### THE PROBLEM
Below this line is a listing that includes pictures. Copy exactly, and only, the lines from the one containing "Convert this chart" through the one containing "0.222, 0.248, 0.315]"; the pictures do not go in the copy.

[Figure scripts]

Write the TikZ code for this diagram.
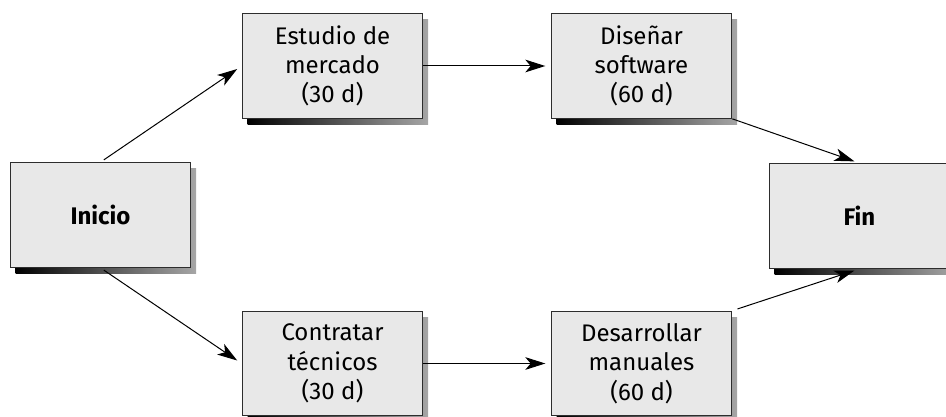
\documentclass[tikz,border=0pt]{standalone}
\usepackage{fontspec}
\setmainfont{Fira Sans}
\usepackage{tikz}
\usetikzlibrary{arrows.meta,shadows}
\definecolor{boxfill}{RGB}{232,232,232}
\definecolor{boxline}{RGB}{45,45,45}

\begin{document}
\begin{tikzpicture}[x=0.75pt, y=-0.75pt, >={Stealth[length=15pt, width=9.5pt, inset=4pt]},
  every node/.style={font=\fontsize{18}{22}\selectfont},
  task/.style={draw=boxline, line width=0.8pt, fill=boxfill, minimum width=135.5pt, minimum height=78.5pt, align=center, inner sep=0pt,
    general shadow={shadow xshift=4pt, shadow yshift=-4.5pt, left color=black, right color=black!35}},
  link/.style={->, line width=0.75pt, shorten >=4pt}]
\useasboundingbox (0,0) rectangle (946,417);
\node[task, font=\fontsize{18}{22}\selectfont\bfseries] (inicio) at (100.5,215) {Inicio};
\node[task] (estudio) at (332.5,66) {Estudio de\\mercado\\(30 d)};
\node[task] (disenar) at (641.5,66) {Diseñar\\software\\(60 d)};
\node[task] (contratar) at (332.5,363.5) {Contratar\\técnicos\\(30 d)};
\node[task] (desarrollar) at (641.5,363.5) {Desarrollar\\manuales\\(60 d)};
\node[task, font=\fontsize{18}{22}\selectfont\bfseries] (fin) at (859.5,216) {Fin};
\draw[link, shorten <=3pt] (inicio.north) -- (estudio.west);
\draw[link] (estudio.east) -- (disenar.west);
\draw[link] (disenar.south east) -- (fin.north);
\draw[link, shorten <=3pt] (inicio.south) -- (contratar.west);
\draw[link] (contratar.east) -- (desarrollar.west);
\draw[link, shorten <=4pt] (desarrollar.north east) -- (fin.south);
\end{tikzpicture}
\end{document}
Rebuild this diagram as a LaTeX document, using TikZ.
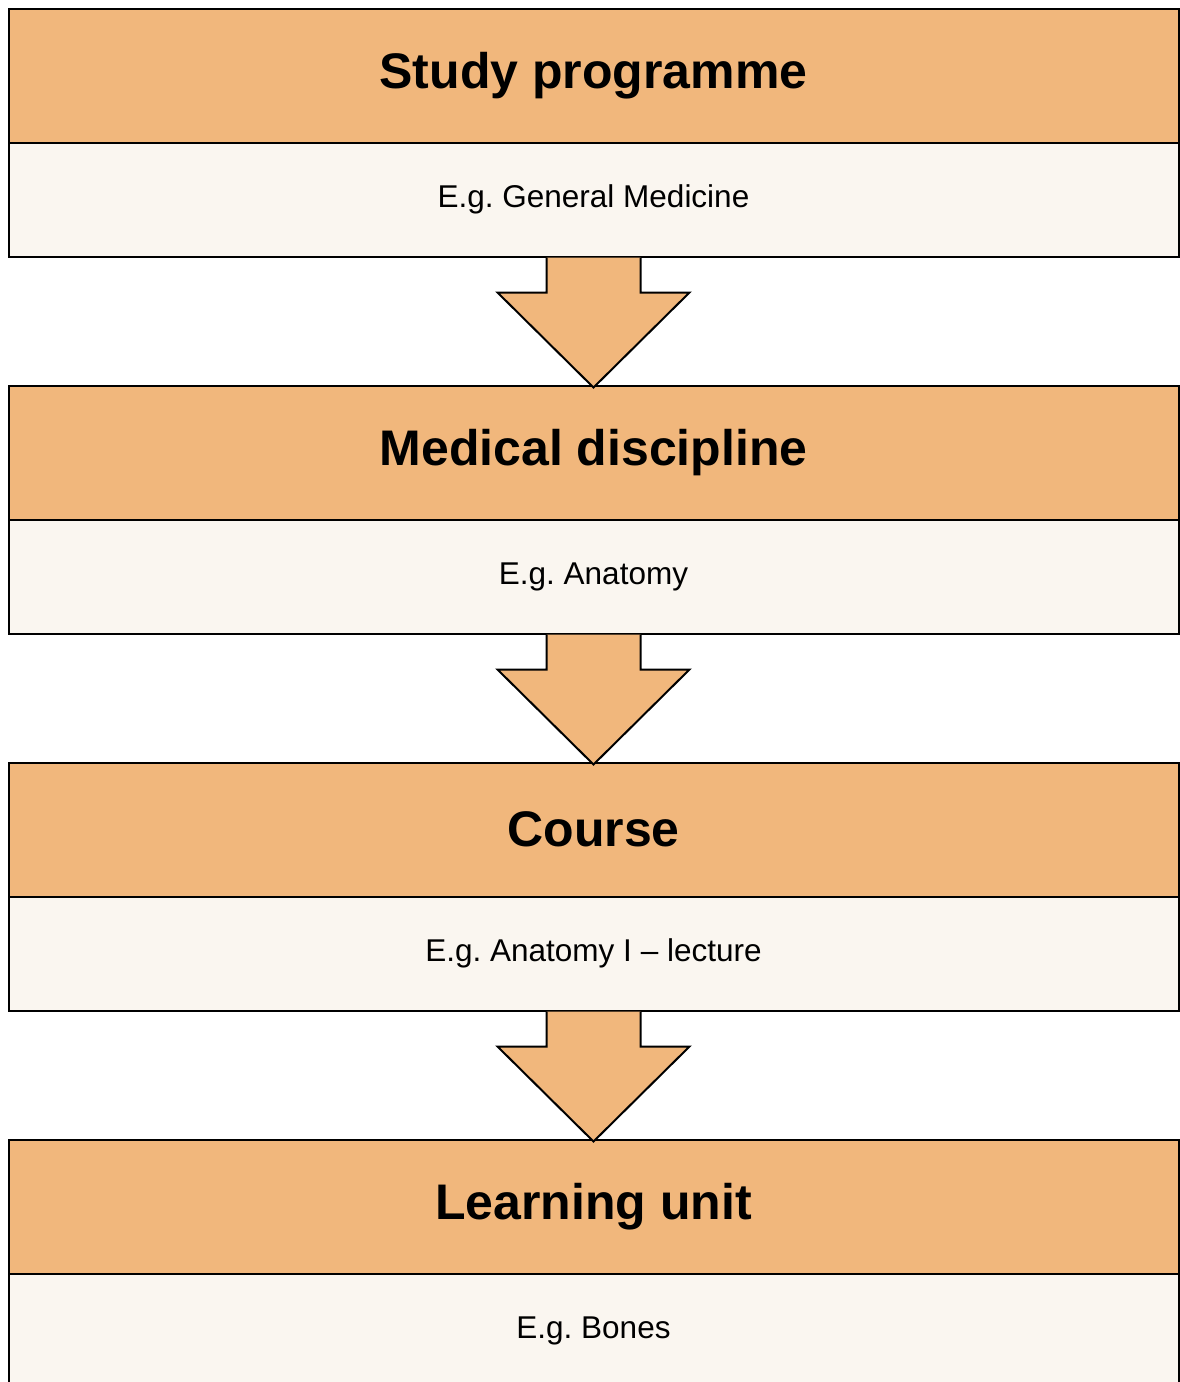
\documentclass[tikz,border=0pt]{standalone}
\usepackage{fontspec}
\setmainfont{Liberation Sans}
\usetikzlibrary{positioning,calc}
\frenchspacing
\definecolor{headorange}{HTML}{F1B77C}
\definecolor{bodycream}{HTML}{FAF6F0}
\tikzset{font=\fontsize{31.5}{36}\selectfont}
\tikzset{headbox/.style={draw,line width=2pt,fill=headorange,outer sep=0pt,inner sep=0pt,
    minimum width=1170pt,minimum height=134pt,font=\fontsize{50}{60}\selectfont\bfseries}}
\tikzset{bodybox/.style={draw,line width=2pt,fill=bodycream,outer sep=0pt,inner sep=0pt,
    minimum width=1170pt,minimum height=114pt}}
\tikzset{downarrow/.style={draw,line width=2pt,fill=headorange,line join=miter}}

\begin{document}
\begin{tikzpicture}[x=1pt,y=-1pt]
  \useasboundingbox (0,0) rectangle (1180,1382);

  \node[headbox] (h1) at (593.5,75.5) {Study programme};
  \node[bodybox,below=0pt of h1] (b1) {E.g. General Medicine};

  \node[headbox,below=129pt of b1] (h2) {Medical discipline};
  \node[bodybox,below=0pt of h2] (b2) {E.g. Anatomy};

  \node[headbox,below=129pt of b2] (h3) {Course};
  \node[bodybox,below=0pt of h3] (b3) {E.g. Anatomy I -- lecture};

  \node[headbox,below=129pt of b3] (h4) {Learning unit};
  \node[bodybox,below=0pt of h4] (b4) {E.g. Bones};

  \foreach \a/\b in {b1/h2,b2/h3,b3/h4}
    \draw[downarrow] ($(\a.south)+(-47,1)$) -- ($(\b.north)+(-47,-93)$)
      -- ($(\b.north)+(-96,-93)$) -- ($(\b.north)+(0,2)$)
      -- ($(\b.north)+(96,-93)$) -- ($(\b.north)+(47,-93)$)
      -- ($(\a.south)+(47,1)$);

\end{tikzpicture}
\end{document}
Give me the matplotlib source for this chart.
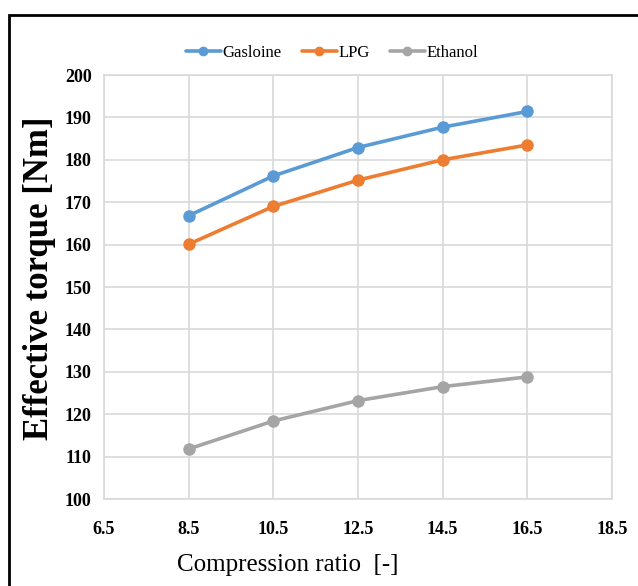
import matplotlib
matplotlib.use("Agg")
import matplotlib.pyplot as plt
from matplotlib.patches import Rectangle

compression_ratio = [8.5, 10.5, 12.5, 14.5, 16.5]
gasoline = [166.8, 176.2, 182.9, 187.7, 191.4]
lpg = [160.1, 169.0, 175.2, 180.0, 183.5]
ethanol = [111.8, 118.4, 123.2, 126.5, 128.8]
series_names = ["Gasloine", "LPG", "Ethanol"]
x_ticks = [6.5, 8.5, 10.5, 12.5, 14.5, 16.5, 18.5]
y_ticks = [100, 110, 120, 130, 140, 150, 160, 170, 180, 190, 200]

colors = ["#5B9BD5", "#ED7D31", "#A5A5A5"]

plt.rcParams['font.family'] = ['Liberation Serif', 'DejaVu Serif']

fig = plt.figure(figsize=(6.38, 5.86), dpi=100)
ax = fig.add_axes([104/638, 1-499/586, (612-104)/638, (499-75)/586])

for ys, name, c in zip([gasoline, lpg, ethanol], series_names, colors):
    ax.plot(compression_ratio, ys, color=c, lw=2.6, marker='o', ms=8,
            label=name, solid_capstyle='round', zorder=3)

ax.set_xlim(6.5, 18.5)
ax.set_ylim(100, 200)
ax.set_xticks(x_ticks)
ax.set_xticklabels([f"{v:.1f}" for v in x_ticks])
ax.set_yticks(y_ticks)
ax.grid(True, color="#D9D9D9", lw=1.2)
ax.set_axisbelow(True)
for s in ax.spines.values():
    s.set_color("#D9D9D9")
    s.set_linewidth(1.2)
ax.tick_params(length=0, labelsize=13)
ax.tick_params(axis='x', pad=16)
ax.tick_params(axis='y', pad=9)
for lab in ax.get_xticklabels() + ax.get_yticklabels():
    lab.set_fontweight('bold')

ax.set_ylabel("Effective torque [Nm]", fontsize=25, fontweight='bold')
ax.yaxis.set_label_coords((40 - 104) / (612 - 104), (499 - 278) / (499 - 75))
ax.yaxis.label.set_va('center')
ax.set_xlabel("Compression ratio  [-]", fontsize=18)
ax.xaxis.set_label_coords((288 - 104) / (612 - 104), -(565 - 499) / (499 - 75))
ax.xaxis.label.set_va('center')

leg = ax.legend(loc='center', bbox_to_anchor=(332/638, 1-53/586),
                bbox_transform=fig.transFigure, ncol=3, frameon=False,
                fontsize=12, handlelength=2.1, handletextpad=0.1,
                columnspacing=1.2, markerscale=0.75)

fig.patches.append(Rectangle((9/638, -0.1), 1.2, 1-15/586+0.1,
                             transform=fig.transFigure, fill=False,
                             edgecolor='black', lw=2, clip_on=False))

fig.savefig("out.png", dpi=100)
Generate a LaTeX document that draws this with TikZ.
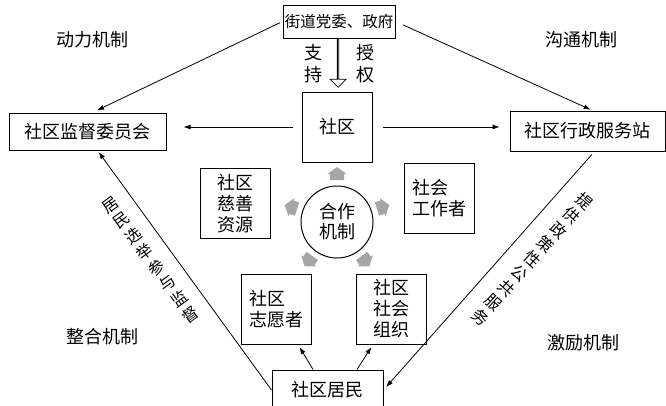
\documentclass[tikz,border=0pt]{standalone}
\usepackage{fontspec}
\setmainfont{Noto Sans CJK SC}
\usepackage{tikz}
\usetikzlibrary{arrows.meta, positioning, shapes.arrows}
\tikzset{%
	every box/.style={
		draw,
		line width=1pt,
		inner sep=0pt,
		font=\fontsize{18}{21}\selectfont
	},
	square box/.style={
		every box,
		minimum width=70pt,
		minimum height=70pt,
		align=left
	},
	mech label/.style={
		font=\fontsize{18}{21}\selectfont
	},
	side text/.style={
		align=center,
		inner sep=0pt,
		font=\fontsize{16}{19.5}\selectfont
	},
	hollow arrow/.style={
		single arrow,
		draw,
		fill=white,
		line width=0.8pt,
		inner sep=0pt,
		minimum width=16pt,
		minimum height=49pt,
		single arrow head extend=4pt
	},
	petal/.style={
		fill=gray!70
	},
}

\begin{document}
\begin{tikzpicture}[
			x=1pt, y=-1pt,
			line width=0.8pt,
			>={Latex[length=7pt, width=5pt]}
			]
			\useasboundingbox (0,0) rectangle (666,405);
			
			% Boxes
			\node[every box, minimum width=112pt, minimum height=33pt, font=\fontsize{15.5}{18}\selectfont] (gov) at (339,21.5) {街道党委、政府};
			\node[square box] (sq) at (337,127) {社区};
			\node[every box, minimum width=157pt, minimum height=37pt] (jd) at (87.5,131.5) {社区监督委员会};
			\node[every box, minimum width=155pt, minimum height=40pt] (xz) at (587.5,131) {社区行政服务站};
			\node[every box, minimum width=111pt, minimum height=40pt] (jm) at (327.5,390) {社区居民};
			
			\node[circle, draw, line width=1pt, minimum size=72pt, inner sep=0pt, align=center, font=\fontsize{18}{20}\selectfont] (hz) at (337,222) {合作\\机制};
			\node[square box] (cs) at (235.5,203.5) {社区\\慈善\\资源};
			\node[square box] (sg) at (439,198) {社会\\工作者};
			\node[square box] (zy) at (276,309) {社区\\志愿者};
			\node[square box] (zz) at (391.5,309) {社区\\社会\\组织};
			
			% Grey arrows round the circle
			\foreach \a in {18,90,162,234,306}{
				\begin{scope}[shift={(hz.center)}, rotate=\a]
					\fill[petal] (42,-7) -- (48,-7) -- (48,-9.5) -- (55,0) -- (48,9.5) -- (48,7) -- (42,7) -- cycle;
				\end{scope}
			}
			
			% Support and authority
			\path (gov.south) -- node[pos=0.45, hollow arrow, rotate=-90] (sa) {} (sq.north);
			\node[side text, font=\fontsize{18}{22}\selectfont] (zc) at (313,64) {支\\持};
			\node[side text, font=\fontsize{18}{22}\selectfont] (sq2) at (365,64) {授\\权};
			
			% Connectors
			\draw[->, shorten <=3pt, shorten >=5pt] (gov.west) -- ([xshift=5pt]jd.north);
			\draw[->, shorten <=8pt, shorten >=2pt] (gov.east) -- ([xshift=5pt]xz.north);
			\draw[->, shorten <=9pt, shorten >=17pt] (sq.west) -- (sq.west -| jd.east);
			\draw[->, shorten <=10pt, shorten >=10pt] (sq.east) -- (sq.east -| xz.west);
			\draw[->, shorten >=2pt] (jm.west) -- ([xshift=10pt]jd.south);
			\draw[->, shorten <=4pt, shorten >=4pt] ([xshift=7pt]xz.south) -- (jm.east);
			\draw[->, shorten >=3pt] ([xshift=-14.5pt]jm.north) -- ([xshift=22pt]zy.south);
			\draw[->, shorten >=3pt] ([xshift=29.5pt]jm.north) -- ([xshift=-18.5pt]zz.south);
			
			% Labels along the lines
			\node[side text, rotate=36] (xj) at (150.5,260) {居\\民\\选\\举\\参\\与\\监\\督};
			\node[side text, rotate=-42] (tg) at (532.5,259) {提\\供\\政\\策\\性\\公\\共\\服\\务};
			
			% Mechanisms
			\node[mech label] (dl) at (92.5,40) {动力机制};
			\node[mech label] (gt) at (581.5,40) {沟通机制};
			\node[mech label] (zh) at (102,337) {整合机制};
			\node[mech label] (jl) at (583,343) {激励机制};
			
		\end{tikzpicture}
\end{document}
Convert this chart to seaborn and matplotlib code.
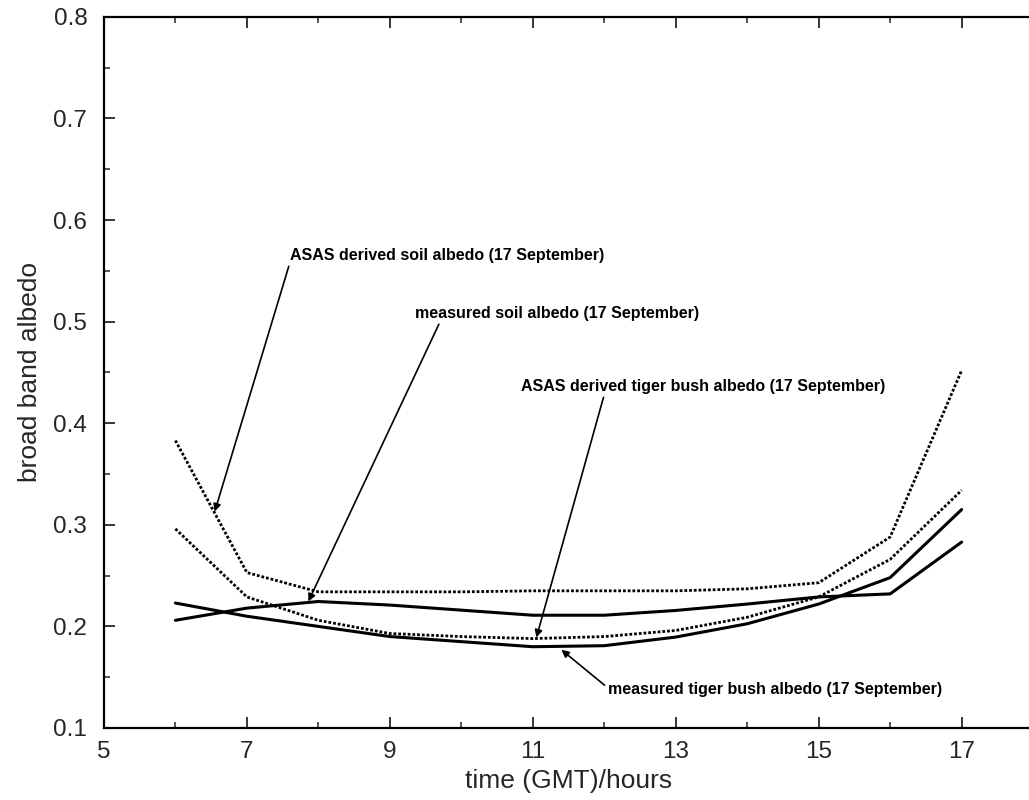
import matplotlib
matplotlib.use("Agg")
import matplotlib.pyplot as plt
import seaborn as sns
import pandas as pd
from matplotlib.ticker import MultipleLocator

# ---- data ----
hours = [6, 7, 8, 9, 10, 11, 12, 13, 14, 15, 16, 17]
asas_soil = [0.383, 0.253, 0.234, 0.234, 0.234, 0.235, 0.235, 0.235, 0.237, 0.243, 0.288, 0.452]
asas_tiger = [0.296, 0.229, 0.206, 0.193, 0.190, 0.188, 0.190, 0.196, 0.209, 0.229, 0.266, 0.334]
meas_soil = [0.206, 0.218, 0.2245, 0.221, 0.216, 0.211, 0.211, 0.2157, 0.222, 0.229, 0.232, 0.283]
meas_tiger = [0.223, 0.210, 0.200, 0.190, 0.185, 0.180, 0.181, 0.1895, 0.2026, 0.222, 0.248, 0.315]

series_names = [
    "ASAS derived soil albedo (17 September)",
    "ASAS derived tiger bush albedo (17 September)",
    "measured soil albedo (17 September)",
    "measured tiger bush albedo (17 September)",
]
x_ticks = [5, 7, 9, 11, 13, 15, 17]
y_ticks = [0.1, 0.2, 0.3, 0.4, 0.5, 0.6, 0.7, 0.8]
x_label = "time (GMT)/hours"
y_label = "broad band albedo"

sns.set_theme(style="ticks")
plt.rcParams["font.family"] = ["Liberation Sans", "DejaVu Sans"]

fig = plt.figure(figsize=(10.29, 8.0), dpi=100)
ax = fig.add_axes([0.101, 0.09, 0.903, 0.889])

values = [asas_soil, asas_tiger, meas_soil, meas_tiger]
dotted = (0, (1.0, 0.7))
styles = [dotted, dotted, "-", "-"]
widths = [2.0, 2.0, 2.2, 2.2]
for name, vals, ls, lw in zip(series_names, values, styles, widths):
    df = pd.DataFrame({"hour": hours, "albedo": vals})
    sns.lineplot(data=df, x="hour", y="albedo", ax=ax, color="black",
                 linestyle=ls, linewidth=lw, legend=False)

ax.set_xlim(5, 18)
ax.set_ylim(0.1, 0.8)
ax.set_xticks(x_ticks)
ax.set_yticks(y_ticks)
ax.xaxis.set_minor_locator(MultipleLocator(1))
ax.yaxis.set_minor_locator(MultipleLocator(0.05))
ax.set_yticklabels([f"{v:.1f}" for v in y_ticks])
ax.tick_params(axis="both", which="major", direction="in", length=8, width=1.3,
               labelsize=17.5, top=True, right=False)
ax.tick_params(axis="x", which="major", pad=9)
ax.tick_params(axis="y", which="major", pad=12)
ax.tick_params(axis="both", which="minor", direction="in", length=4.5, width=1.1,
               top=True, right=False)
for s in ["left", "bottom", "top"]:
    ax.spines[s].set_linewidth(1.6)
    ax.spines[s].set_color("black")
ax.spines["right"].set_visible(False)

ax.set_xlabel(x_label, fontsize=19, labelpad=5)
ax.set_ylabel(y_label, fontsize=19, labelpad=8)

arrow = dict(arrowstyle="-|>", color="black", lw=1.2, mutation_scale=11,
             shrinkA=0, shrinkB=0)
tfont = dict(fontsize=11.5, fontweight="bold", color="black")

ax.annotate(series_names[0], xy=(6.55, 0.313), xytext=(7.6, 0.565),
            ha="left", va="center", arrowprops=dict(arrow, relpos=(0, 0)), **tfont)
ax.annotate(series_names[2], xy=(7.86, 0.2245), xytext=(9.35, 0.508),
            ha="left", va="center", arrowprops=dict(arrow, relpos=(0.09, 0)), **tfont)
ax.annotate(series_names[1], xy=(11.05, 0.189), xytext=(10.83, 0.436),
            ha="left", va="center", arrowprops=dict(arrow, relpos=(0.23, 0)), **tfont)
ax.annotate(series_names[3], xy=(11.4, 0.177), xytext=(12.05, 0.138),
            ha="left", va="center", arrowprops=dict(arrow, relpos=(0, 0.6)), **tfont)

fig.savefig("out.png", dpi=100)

### ANSWER TO THE PROBLEM
Convert this chart to seaborn and matplotlib code.
import matplotlib
matplotlib.use("Agg")
import matplotlib.pyplot as plt
import seaborn as sns
import pandas as pd
from matplotlib.ticker import MultipleLocator

# ---- data ----
hours = [6, 7, 8, 9, 10, 11, 12, 13, 14, 15, 16, 17]
asas_soil = [0.383, 0.253, 0.234, 0.234, 0.234, 0.235, 0.235, 0.235, 0.237, 0.243, 0.288, 0.452]
asas_tiger = [0.296, 0.229, 0.206, 0.193, 0.190, 0.188, 0.190, 0.196, 0.209, 0.229, 0.266, 0.334]
meas_soil = [0.206, 0.218, 0.2245, 0.221, 0.216, 0.211, 0.211, 0.2157, 0.222, 0.229, 0.232, 0.283]
meas_tiger = [0.223, 0.210, 0.200, 0.190, 0.185, 0.180, 0.181, 0.1895, 0.2026, 0.222, 0.248, 0.315]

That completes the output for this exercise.